RBI announces Major Change for NRI Deposit Accounts

MySandesh
5 Min Read

The Reserve Bank of India (RBI) has announced a major relaxation that could benefit Non-Resident Indians (NRIs) looking to park their money in India.

To attract more foreign currency into the country, the RBI has temporarily removed interest rate restrictions on certain NRE and FCNR(B) deposits.

The move is expected to encourage banks to offer higher returns and attract more overseas funds.

The new rules will remain in effect until September 30.

What Has RBI Changed?

Under the revised guidelines, banks can now offer higher interest rates on fresh Non-Resident External (NRE) deposits with a maturity of three years or more.

The RBI has also removed the interest rate cap on fresh Foreign Currency Non-Resident [FCNR(B)] deposits with maturities ranging from three to five years.

The relaxation will apply to:

  1. New deposits opened during the period
  2. Eligible deposits renewed after maturity

This gives banks greater freedom to decide the interest rates they want to offer to NRI customers.

Why Is This Important for NRIs?

Earlier, banks could not offer NRE deposit rates higher than comparable domestic fixed deposit rates.

Similarly, FCNR(B) deposit rates were subject to limits set by the RBI.

With these restrictions removed, banks are now expected to compete aggressively for NRI deposits by offering more attractive interest rates.

Experts believe smaller banks may offer even higher rates than larger banks because they often provide better returns to attract depositors.

Interest Rates May Become More Attractive

Some banks have already increased rates on US dollar-denominated FCNR(B) deposits.

According to market estimates, interest rates on these deposits have moved to around 6% to 7% for three-to-five-year tenures, compared to roughly 3% earlier.

If competition among banks increases further, NRIs could see even more attractive deposit offers in the coming months.

Why Has RBI Taken This Step?

The RBI’s decision comes at a time when policymakers are looking to strengthen foreign exchange reserves and increase dollar inflows into the country.

Global uncertainties, rising oil prices, and volatility in international markets have increased the need for stronger foreign currency inflows.

To support this effort, the RBI had earlier announced a special facility under which it will bear the full hedging cost on fresh FCNR(B) deposits with maturities between three and five years until September 30.

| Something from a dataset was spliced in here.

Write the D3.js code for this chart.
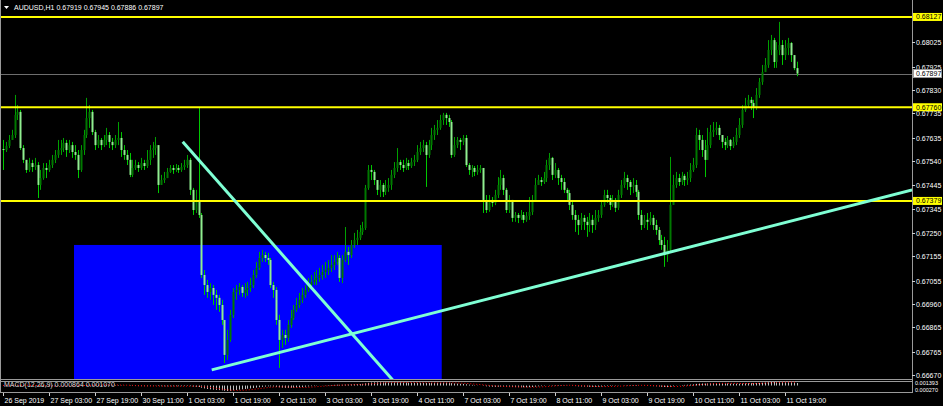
<!DOCTYPE html>
<html><head><meta charset="utf-8">
<script src="https://cdn.jsdelivr.net/npm/d3@7"></script>
<style>html,body{margin:0;padding:0;background:#000;overflow:hidden}svg{display:block}</style>
</head><body><svg id="c" width="943" height="406"></svg>
<script>
// ---- DATA (prices in points, price = pts / 100000) ----
const symbolTitle = "AUDUSD,H1  0.67919 0.67945 0.67886 0.67897";
const macdTitle = "MACD(12,26,9) 0.000864 0.001070";
const firstOpenPts = 67590;
const closePts = [
67586,67603,67627,67647,67729,67741,67594,67546,67505,67533,
67517,67525,67444,67472,67513,67505,67525,67546,67566,67586,
67594,67615,67586,67606,67578,67566,67505,67586,67647,67716,
67741,67659,67606,67627,67606,67627,67647,67619,67606,67627,
67635,67586,67566,67546,67485,67513,67525,67513,67533,67521,
67546,67586,67594,67606,67444,67464,67472,67497,67513,67505,
67513,67505,67517,67525,67546,67424,67342,67383,67322,67078,
67037,67009,67025,66997,66985,66956,66895,66753,66814,66916,
67009,67017,67029,67005,67017,67025,67037,67078,67107,67147,
67159,67147,67139,67037,67017,66895,66814,66834,66822,66875,
66903,66936,66956,66977,66997,67017,67037,67050,67058,67066,
67078,67090,67098,67107,67119,67131,67147,67066,67139,67172,
67159,67200,67220,67229,67253,67269,67432,67505,67497,67464,
67424,67444,67416,67432,67444,67485,67513,67537,67525,67513,
67533,67521,67537,67546,67578,67594,67606,67566,67606,67647,
67668,67676,67708,67729,67716,67700,67566,67606,67627,67619,
67635,67525,67505,67513,67497,67505,67513,67383,67342,67383,
67371,67403,67444,67472,67424,67342,67383,67310,67322,67310,
67322,67302,67318,67334,67383,67444,67464,67456,67472,67525,
67554,67485,67505,67472,67456,67424,67411,67363,67322,67302,
67281,67310,67294,67281,67302,67281,67310,67322,67363,67403,
67391,67363,67383,67351,67403,67444,67472,67456,67436,67444,
67416,67322,67281,67302,67294,67310,67281,67261,67220,67200,
67159,67180,67363,67444,67472,67456,67481,67464,67472,67505,
67525,67647,67627,67586,67546,67606,67659,67668,67676,67647,
67619,67606,67627,67602,67619,67647,67688,67749,67769,67790,
67777,67757,67810,67863,67903,67932,67993,68033,67944,67993,
68013,67972,68001,68021,67972,67919,67897];
const highPts = [
67627,67619,67647,67668,67810,67769,67749,67606,67546,67554,
67546,67554,67537,67505,67533,67533,67546,67566,67586,67627,
67627,67635,67627,67627,67619,67606,67586,67606,67668,67798,
67769,67749,67668,67647,67635,67647,67676,67659,67635,67647,
67700,67659,67606,67586,67574,67546,67546,67537,67554,67546,
67586,67606,67619,67639,67606,67485,67497,67513,67525,67525,
67529,67525,67533,67546,67566,67554,67432,67424,67761,67330,
67098,67058,67045,67037,67017,66997,66977,66895,66855,66936,
67025,67037,67045,67037,67045,67050,67066,67098,67131,67172,
67180,67172,67168,67147,67050,67029,66916,66855,66855,66895,
66936,66956,66985,67005,67025,67037,67066,67078,67090,67098,
67107,67119,67131,67139,67159,67159,67172,67159,67159,67273,
67192,67220,67249,67261,67281,67294,67444,67525,67525,67505,
67464,67464,67452,67464,67472,67505,67537,67594,67546,67546,
67554,67546,67554,67566,67606,67619,67627,67619,67627,67676,
67688,67708,67729,67737,67737,67729,67708,67639,67639,67635,
67647,67647,67533,67525,67521,67525,67525,67513,67403,67403,
67395,67424,67476,67505,67485,67432,67403,67383,67334,67330,
67342,67334,67334,67395,67403,67472,67485,67476,67497,67546,
67574,67558,67533,67513,67485,67472,67432,67424,67383,67342,
67322,67330,67322,67314,67330,67322,67342,67342,67383,67424,
67424,67403,67403,67391,67424,67464,67497,67485,67464,67472,
67464,67424,67342,67322,67330,67334,67322,67302,67273,67241,
67233,67220,67558,67485,67497,67489,67497,67489,67497,67533,
67554,67676,67668,67647,67627,67676,67688,67700,67700,67688,
67647,67635,67643,67631,67639,67676,67716,67769,67798,67810,
67802,67790,67838,67879,67932,67960,68033,68054,68042,68025,
68107,68033,68033,68042,68025,67972,67945];
const lowPts = [
67505,67578,67594,67627,67635,67708,67586,67533,67493,67497,
67497,67505,67391,67424,67465,67472,67497,67513,67533,67554,
67566,67578,67558,67574,67554,67546,67472,67497,67566,67635,
67676,67647,67586,67594,67586,67598,67606,67594,67586,67594,
67606,67558,67546,67525,67476,67476,67505,67497,67505,67505,
67513,67525,67554,67566,67411,67444,67452,67472,67493,67489,
67497,67493,67497,67505,67513,67403,67322,67330,67310,67066,
66997,66985,66977,66956,66936,66928,66875,66720,66733,66806,
66903,66977,66997,66989,66985,66993,67009,67025,67066,67098,
67131,67131,67119,67025,66985,66875,66700,66781,66794,66806,
66863,66895,66928,66944,66964,66985,67009,67025,67037,67037,
67050,67058,67066,67078,67090,67098,67119,67050,67045,67131,
67119,67147,67188,67200,67220,67241,67261,67424,67464,67444,
67403,67395,67395,67403,67416,67424,67472,67497,67505,67497,
67505,67505,67513,67521,67537,67566,67578,67436,67554,67586,
67627,67647,67668,67688,67688,67680,67554,67558,67594,67586,
67606,67517,67485,67476,67480,67485,67493,67330,67330,67335,
67355,67362,67391,67424,67403,67330,67330,67294,67294,67289,
67302,67289,67294,67302,67322,67383,67444,67440,67448,67456,
67505,67464,67472,67444,67424,67411,67383,67342,67302,67253,
67241,67261,67261,67233,67253,67249,67261,67294,67310,67355,
67371,67342,67355,67334,67342,67391,67432,67424,67403,67411,
67395,67302,67261,67269,67261,67281,67261,67241,67200,67180,
67111,67131,67172,67363,67432,67440,67444,67440,67444,67456,
67497,67513,67586,67558,67476,67546,67594,67639,67647,67627,
67594,67586,67594,67586,67594,67606,67635,67676,67741,67757,
67749,67716,67749,67798,67851,67903,67920,67972,67920,67920,
67972,67932,67952,67972,67944,67911,67886];
const timeLabels = ["26 Sep 2019","27 Sep 03:00","27 Sep 19:00","30 Sep 11:00","1 Oct 03:00","1 Oct 19:00","2 Oct 11:00","3 Oct 03:00","3 Oct 19:00","4 Oct 11:00","7 Oct 03:00","7 Oct 19:00","8 Oct 11:00","9 Oct 03:00","9 Oct 19:00","10 Oct 11:00","11 Oct 03:00","11 Oct 19:00"];
const barsPerTimeLabel = 16;
const priceTickLabels = ["0.68025","0.67925","0.67830","0.67735","0.67635","0.67540","0.67445","0.67345","0.67250","0.67155","0.67055","0.66960","0.66865","0.66765","0.66670"];
const levelLabels = ["0.68127", "0.67760", "0.67379"];
const bidLabel = "0.67897";
const macdScaleLabels = ["0.001393","0.000270"];
// drawn objects, anchored in (bar index, price)
const zoneBox = {i0: 24.7, i1: 152.6, pTop: 0.67200, pBottom: 0.66500};
const trendDown = [{i: 62.5, p: 0.67620}, {i: 140, p: 0.66592}];
const trendUp = [{i: 72.6, p: 0.66692}, {i: 316.2, p: 0.67424}];

// ---- LAYOUT ----
const W = 943, H = 406;
const plotR = 912, plotB = 379;
const macdT = 381, macdB = 392;
const font = "'Liberation Sans', Arial, sans-serif";
const svg = d3.select('#c');
const n = closePts.length;
const bars = closePts.map((c, i) => {
  const o = (i ? closePts[i-1] : firstOpenPts) / 1e5, cc = c / 1e5;
  return {i, o, c: cc, h: Math.max(highPts[i]/1e5, o, cc), l: Math.min(lowPts[i]/1e5, o, cc)};
});
bars[n-1].o = 0.67919;

const x = d3.scaleLinear().domain([0, n-1]).range([3, 796.5]);
const y = d3.scaleLinear().domain([0.66655, 0.68196]).range([plotB, 0]);

svg.append('rect').attr('width', W).attr('height', H).attr('fill', '#000');
svg.append('defs').append('clipPath').attr('id', 'plot')
  .append('rect').attr('x', 0).attr('y', 0).attr('width', plotR).attr('height', plotB);
const g = svg.append('g').attr('clip-path', 'url(#plot)');

// zone rectangle
g.append('rect')
  .attr('x', x(zoneBox.i0)).attr('y', y(zoneBox.pTop))
  .attr('width', x(zoneBox.i1) - x(zoneBox.i0))
  .attr('height', y(zoneBox.pBottom) - y(zoneBox.pTop))
  .attr('fill', '#0000ff');

// bid line
const bidY = Math.round(y(+bidLabel)) + 0.5;
g.append('line').attr('x1', 0).attr('x2', plotR).attr('y1', bidY).attr('y2', bidY)
  .attr('stroke', '#6e6e6e').attr('stroke-width', 1);

// candles
const cg = g.append('g');
bars.forEach(b => {
  const cx = Math.round(x(b.i)) + 0.5;
  const bull = b.c >= b.o;
  cg.append('line').attr('x1', cx).attr('x2', cx)
    .attr('y1', y(b.h)).attr('y2', y(b.l))
    .attr('stroke', bull ? '#00a000' : '#00c800').attr('stroke-width', 1);
  const top = y(Math.max(b.o, b.c)), bot = y(Math.min(b.o, b.c));
  cg.append('rect').attr('x', cx - 1).attr('y', top)
    .attr('width', 2).attr('height', Math.max(1, bot - top))
    .attr('fill', bull ? '#007800' : '#90ee90');
});

// level lines
levelLabels.forEach(t => {
  g.append('line').attr('x1', 0).attr('x2', plotR)
    .attr('y1', y(+t)).attr('y2', y(+t))
    .attr('stroke', '#ffff00').attr('stroke-width', 2);
});

// trend lines
const lineGen = d3.line().x(d => x(d.i)).y(d => y(d.p));
[trendDown, trendUp].forEach(t => {
  g.append('path').attr('d', lineGen(t)).attr('fill', 'none')
    .attr('stroke', '#7fffd4').attr('stroke-width', 3);
});

// frame
svg.append('line').attr('x1', 0.5).attr('x2', 0.5).attr('y1', 0).attr('y2', macdB)
  .attr('stroke', '#9a9a9a');
svg.append('line').attr('x1', plotR + 0.5).attr('x2', plotR + 0.5).attr('y1', 0).attr('y2', macdB)
  .attr('stroke', '#9a9a9a');
svg.append('line').attr('x1', 0).attr('x2', plotR).attr('y1', plotB + 0.5).attr('y2', plotB + 0.5)
  .attr('stroke', '#9a9a9a');

// price axis
const yAxisG = svg.append('g');
priceTickLabels.forEach(t => {
  const yy = Math.round(y(+t)) + 0.5;
  yAxisG.append('line').attr('x1', plotR).attr('x2', plotR + 3).attr('y1', yy).attr('y2', yy).attr('stroke', '#cfcfcf');
  yAxisG.append('text').attr('x', plotR + 4).attr('y', yy).attr('dy', '0.35em')
    .attr('fill', '#ffffff').attr('font-family', font).attr('font-size', 7).text(t);
});
levelLabels.forEach(t => {
  const yy = y(+t);
  yAxisG.append('rect').attr('x', plotR + 1).attr('y', yy - 4).attr('width', 29).attr('height', 8).attr('fill', '#ffff00');
  yAxisG.append('text').attr('x', plotR + 4).attr('y', yy).attr('dy', '0.35em')
    .attr('fill', '#000').attr('font-family', font).attr('font-size', 7).text(t);
});
{
  const yy = y(+bidLabel);
  yAxisG.append('rect').attr('x', plotR + 1.5).attr('y', yy - 4).attr('width', 28).attr('height', 8)
    .attr('fill', '#ffffff').attr('stroke', '#9a9a9a').attr('stroke-width', 1);
  yAxisG.append('text').attr('x', plotR + 4).attr('y', yy).attr('dy', '0.35em')
    .attr('fill', '#000').attr('font-family', font).attr('font-size', 7).text(bidLabel);
}

// header
svg.append('path').attr('d', 'M4,6 L9,6 L6.5,9 Z').attr('fill', '#fff');
svg.append('text').attr('x', 14).attr('y', 10).attr('fill', '#fff')
  .attr('font-family', font).attr('font-size', 7).text(symbolTitle);

// MACD subwindow
function ema(arr, p) {
  const k = 2 / (p + 1); const out = []; let prev = arr[0];
  arr.forEach((v, i) => { prev = i ? v * k + prev * (1 - k) : v; out.push(prev); });
  return out;
}
const cl = bars.map(b => b.c);
const e12 = ema(cl, 12), e26 = ema(cl, 26);
const macd = e12.map((v, i) => v - e26[i]);
const signal = macd.map((v, i) => d3.mean(macd.slice(Math.max(0, i - 8), i + 1)));
const ym = d3.scaleLinear().domain(d3.extent(macd.concat(signal))).range([macdB - 1, macdT + 1]);
svg.append('rect').attr('x', 0.5).attr('y', macdT + 0.5).attr('width', plotR).attr('height', macdB - macdT)
  .attr('fill', '#000').attr('stroke', '#9a9a9a');
const mg = svg.append('g');
bars.forEach((b, i) => {
  mg.append('line').attr('x1', Math.round(x(i)) + 0.5).attr('x2', Math.round(x(i)) + 0.5)
    .attr('y1', ym(0)).attr('y2', ym(macd[i])).attr('stroke', '#c0c0c0').attr('stroke-width', 1);
});
mg.append('path').attr('d', d3.line().x((d, i) => x(i)).y(d => ym(d))(signal))
  .attr('fill', 'none').attr('stroke', '#ff0000').attr('stroke-width', 1).attr('stroke-dasharray', '1,2');
svg.append('text').attr('x', 4).attr('y', macdT + 6).attr('fill', '#d8d8d8')
  .attr('font-family', font).attr('font-size', 7).text(macdTitle);
macdScaleLabels.forEach((t, k) => {
  svg.append('text').attr('x', plotR + 3).attr('y', macdT + 2 + k * 7).attr('dy', '0.35em')
    .attr('fill', '#fff').attr('font-family', font).attr('font-size', 5.5).text(t);
});

// time axis
timeLabels.forEach((t, k) => {
  const xx = Math.round(x(k * barsPerTimeLabel)) + 0.5;
  svg.append('line').attr('x1', xx).attr('x2', xx).attr('y1', macdB + 1).attr('y2', macdB + 4).attr('stroke', '#cfcfcf');
  svg.append('text').attr('x', xx + 1).attr('y', 403).attr('fill', '#fff')
    .attr('font-family', font).attr('font-size', 7).text(t);
});
</script></body></html>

This makes such deposits even more attractive for overseas investors.

How Could This Benefit India?

Bankers believe the move could bring billions of dollars into the Indian banking system over the next few months.

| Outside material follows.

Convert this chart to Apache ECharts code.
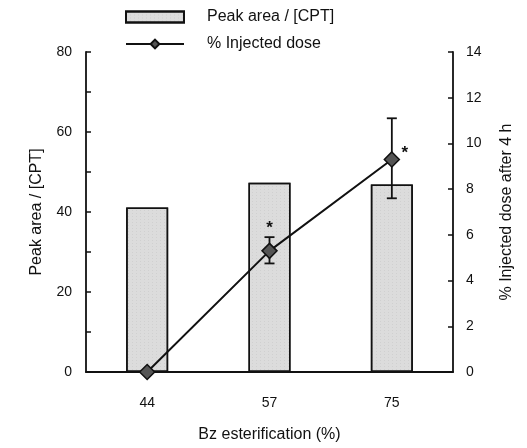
<!DOCTYPE html>
<html>
<head>
<meta charset="utf-8">
<script src="https://cdn.jsdelivr.net/npm/echarts@6/dist/echarts.min.js"></script>
<style>
  html, body { margin: 0; padding: 0; background: #fff; }
  #chart { width: 527px; height: 448px; }
</style>
</head>
<body>
<div id="chart"></div>
<script>
// data
const categories = ["44", "57", "75"];
const peakArea = [41.1, 47.3, 46.9];
const injectedDose = [0, 5.3, 9.3];
const doseErrLow = [0, 4.75, 7.6];
const doseErrHigh = [0, 5.9, 11.1];
const significance = ["", "*", "*"];

const FONT = "Liberation Sans";

const chart = echarts.init(document.getElementById("chart"));

// error bars + asterisks drawn on the right axis
const renderError = (params, api) => {
  const i = api.value(0);
  if (api.value(2) === api.value(1)) return null;
  const hi = api.coord([i, api.value(2)]);
  const lo = api.coord([i, api.value(1)]);
  const cap = 5;
  const style = { stroke: "#111", lineWidth: 1.8 };
  const kids = [
    { type: "line", shape: { x1: hi[0], y1: hi[1], x2: lo[0], y2: lo[1] }, style },
    { type: "line", shape: { x1: hi[0] - cap, y1: hi[1], x2: hi[0] + cap, y2: hi[1] }, style },
    { type: "line", shape: { x1: lo[0] - cap, y1: lo[1], x2: lo[0] + cap, y2: lo[1] }, style }
  ];
  const star = significance[i];
  if (star) {
    // first star sits above the cap, second one to the right of the marker
    const mid = api.coord([i, injectedDose[i]]);
    const pos = i === 1 ? [hi[0], hi[1] - 9] : [mid[0] + 13, mid[1] - 6];
    kids.push({
      type: "text",
      x: pos[0], y: pos[1],
      style: { text: star, fontSize: 17, fontWeight: "bold", fontFamily: FONT, fill: "#111", align: "center", verticalAlign: "middle" }
    });
  }
  return { type: "group", children: kids };
};

chart.setOption({
  animation: false,
  textStyle: { fontFamily: FONT, color: "#111" },
  grid: { left: 86, right: 74, top: 52, bottom: 73 },
  legend: {
    orient: "vertical",
    left: 125,
    top: 9,
    padding: 0,
    itemGap: 11,
    itemWidth: 58,
    itemHeight: 11,
    textStyle: { fontSize: 16, fontFamily: FONT, color: "#111", padding: [0, 0, 0, 18] },
    data: [
      { name: "Peak area / [CPT]", icon: "rect" },
      { name: "% Injected dose" }
    ]
  },
  xAxis: {
    type: "category",
    data: categories,
    name: "Bz esterification (%)",
    nameLocation: "middle",
    nameGap: 55,
    nameTextStyle: { fontSize: 16, color: "#111" },
    axisLine: { lineStyle: { color: "#111", width: 1.8 } },
    axisTick: { show: false },
    axisLabel: { fontSize: 14, color: "#111", margin: 24 }
  },
  yAxis: [
    {
      type: "value",
      min: 0,
      max: 80,
      interval: 10,
      name: "Peak area / [CPT]",
      nameLocation: "middle",
      nameGap: 41,
      nameTextStyle: { fontSize: 16, color: "#111" },
      axisLine: { show: true, lineStyle: { color: "#111", width: 1.8 } },
      axisTick: { show: true, inside: true, length: 5, lineStyle: { color: "#111", width: 1.5 } },
      axisLabel: {
        fontSize: 14, color: "#111", margin: 14,
        formatter: (v) => (v % 20 === 0 ? String(v) : "")
      },
      splitLine: { show: false }
    },
    {
      type: "value",
      min: 0,
      max: 14,
      interval: 2,
      position: "right",
      name: "% Injected dose after 4 h",
      nameLocation: "middle",
      nameGap: 46,
      nameRotate: 90,
      nameTextStyle: { fontSize: 16, color: "#111" },
      axisLine: { show: true, lineStyle: { color: "#111", width: 1.8 } },
      axisTick: { show: true, inside: true, length: 5, lineStyle: { color: "#111", width: 1.5 } },
      axisLabel: { fontSize: 14, color: "#111", margin: 13 },
      splitLine: { show: false }
    }
  ],
  series: [
    {
      name: "Peak area / [CPT]",
      type: "bar",
      barWidth: 42,
      itemStyle: {
        color: "#dcdcdc",
        borderColor: "#111",
        borderWidth: 1.5,
        decal: {
          symbol: "rect",
          symbolSize: 0.5,
          dashArrayX: [1, 3],
          dashArrayY: [1, 2],
          color: "rgba(90,90,90,0.35)"
        }
      },
      data: peakArea
    },
    {
      name: "% Injected dose",
      type: "line",
      yAxisIndex: 1,
      z: 5,
      symbol: "diamond",
      symbolSize: 15,
      lineStyle: { color: "#111", width: 2 },
      itemStyle: { color: "#555", borderColor: "#111", borderWidth: 1.5 },
      data: injectedDose
    },
    {
      name: "error",
      type: "custom",
      yAxisIndex: 1,
      z: 4,
      renderItem: renderError,
      data: categories.map((c, i) => [i, doseErrLow[i], doseErrHigh[i]])
    }
  ]
});
</script>
</body>
</html>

Higher foreign currency inflows can help:

Strengthen the rupee

Improve foreign exchange reserves

Increase banking system liquidity

Support lending and credit growth

The measure is also expected to improve India’s ability to deal with global economic uncertainties.

One Important Restriction Remains

While banks have been given greater flexibility, the RBI has clarified that funds transferred from Non-Resident Ordinary (NRO) accounts to NRE accounts will not qualify for this special exemption.

Apart from this condition, banks are free to set deposit rates according to their business requirements and market competition.

A Strategy That Has Worked Before

This is not the first time the RBI has used such a strategy.

A similar move was introduced in 2013, when India faced pressure on its external sector.

At that time, special FCNR(B) deposit schemes helped attract large foreign currency inflows and supported the rupee.

Although the current situation is less severe, the RBI appears keen to strengthen India’s financial position before global risks increase further.

For many NRIs, the combination of higher interest rates, protection from currency fluctuations, and RBI support measures could make FCNR(B) and long-term NRE deposits some of the most attractive savings options available right now.